I think one of the signs that my children are getting older will be a full day without a single spill. At the end of today, before we start to brush our teeth, take a bath and begin our nighttime routine, a whole cup of milk is spilled. It's all over the place and I get so frustrated. I grab a dish towel that I think is ready for the wash anyway and begin to vigorously wipe up the floor. And of course, my children think it's so funny. They're trying to foil me as they walk all over the spills, spreading the wetness and creating an even bigger mess. I have to keep them away as I try to get the floor clean. The whole time I'm gritting my teeth with annoyance. And then, I feel some wiggly bodies jumping, pounding and kind of sliding off me. Because I'm down on my hands and knees, my children take the opportunity to play "horsey" with me. I can't help but burst out laughing and my bad mood is lifted.

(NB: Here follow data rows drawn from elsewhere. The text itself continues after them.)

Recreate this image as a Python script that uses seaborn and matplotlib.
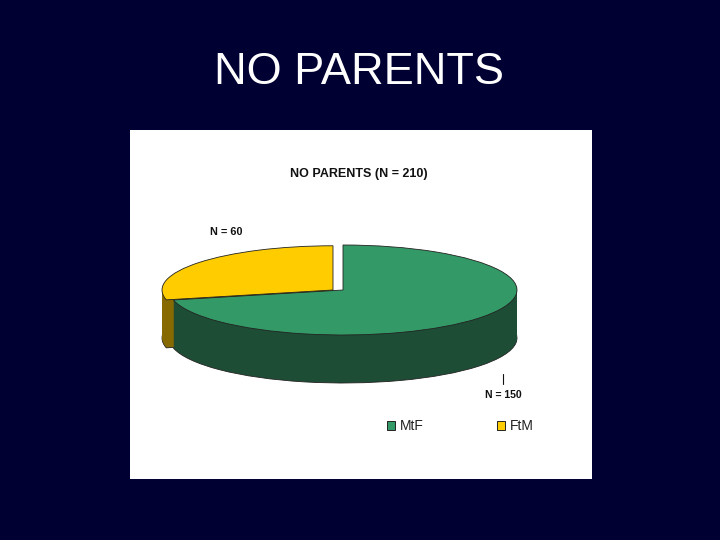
import matplotlib
matplotlib.use('Agg')
import matplotlib.pyplot as plt
import seaborn as sns

categories = ['MtF', 'FtM']
counts = [150, 60]
total = 210
top_colors = ['#339966', '#FFCC00']
side_colors = ['#1E4D35', '#866A00']

sns.set_theme(style='white')
plt.rcParams['font.family'] = ['Liberation Sans', 'DejaVu Sans']

W, H = 720, 540
fig = plt.figure(figsize=(W / 100, H / 100), dpi=100, facecolor='#000033')
fig.text(359 / W, 1 - 73 / H, 'NO PARENTS', color='white', fontsize=32.5, ha='center', va='center')

# white panel, pie drawn in it with squashed y axis to get the tilted look
px0, px1, py0, py1 = 130, 592, 130, 479
ax = fig.add_axes([px0 / W, 1 - py1 / H, (px1 - px0) / W, (py1 - py0) / H], facecolor='white')

rx, ry = 174, 45
cx, cy = 343, 290
gap = 10
depth = 48
start = 90 + 360 * counts[1] / sum(counts)


def draw_layer(d, colors, edge=None):
    wedges, _ = ax.pie(counts, colors=colors, startangle=start, radius=1, center=(0, -d / ry),
                       wedgeprops={'linewidth': 0.6 if edge else 0, 'edgecolor': edge or 'none'})
    wedges[1].set_center((-gap / rx, -d / ry))
    wedges[1].set_radius(171 / rx)
    # FtM goes under MtF
    wedges[1].set_zorder(1.1 if d == 0 else 0.5)
    wedges[0].set_zorder(1 if d == 0 else 0.9)
    return wedges


draw_layer(depth, side_colors, edge='#222222')
for d in range(depth - 1, 0, -1):
    draw_layer(d, side_colors)
top = draw_layer(0, top_colors, edge='#222222')

ax.set_aspect('auto')
ax.set_xlim((px0 - cx) / rx, (px1 - cx) / rx)
ax.set_ylim((cy - py1) / ry, (cy - py0) / ry)
ax.set_xticks([])
ax.set_yticks([])
ax.set_frame_on(True)
ax.patch.set_visible(True)
for s in ax.spines.values():
    s.set_visible(False)


def to_ax(x, y):
    return (x - px0) / (px1 - px0), 1 - (y - py0) / (py1 - py0)


bold = {'fontweight': 'bold', 'color': '#111111', 'va': 'center', 'ha': 'center', 'transform': ax.transAxes}
ax.text(*to_ax(359, 174), f'NO PARENTS (N = {total})', fontsize=9, **bold)
ax.text(*to_ax(226, 232), f'N = {counts[1]}', fontsize=7.8, **bold)
ax.text(*to_ax(503, 395), f'N = {counts[0]}', fontsize=7.6, **bold)

# leader line for the MtF label
xa, ya = to_ax(503, 374)
xb, yb = to_ax(503, 384)
ax.plot([xa, xb], [ya, yb], color='#111111', lw=0.8, transform=ax.transAxes)

handles = [plt.Rectangle((0, 0), 1, 1, fc=c, ec='#222222', lw=0.7) for c in top_colors]
ax.legend(handles, categories, ncol=2, loc='center left', bbox_to_anchor=to_ax(377, 426), frameon=False,
          fontsize=10, handlelength=0.6, handleheight=0.6, handletextpad=0.35, columnspacing=5.25,
          labelcolor='#222222', borderpad=0.2)

fig.savefig('out.png', dpi=100, facecolor=fig.get_facecolor())
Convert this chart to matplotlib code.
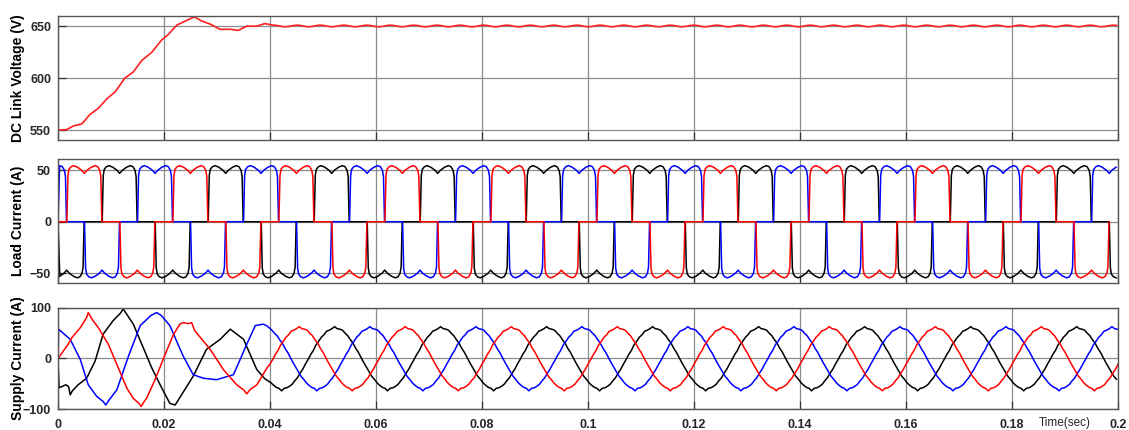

And probably another sign that my children are growing up is the moment I don't have to worry about pens or markers left unattended on low surfaces.

Only so much she can take

"My tummy!" Sadie yells a little louder, repeating what she said earlier to her grandfather, who's a little hard of hearing.
"Your cousin?!" says Pa.
"No, my tummy!" she yells even louder.
"What?" says Pa, asking for more clarification.
Now she yells at the top of her lungs, "MY TUMMY!!!!"
And he says, "Your cousin?"
She's finally had it with him and gives her a piece of her mind, reprimanding him with the ultimate conversation killer, "Pa, you're poopy!"

A real sense of humor

"Who do you love?" asks my sister. My sister often likes to ask for validation from my children.
"My mom only!" says Sadie defiantly, fully aware of what my sister is soliciting.
"Who else?" prods my sister.
"And my dad, too," she says with a mischievous look.
"And who else?" sister is not going to give up.
And of course, my daughter is a total punk so she declares, "Haman"
My in laws are at the table and they're shocked.
What did Haman do, Sadie, someone asks.
She replies matter of factly, "He killed the Jews."
And decides she's going to one up herself.
"I love my mommy, my daddy and Haman, my husband."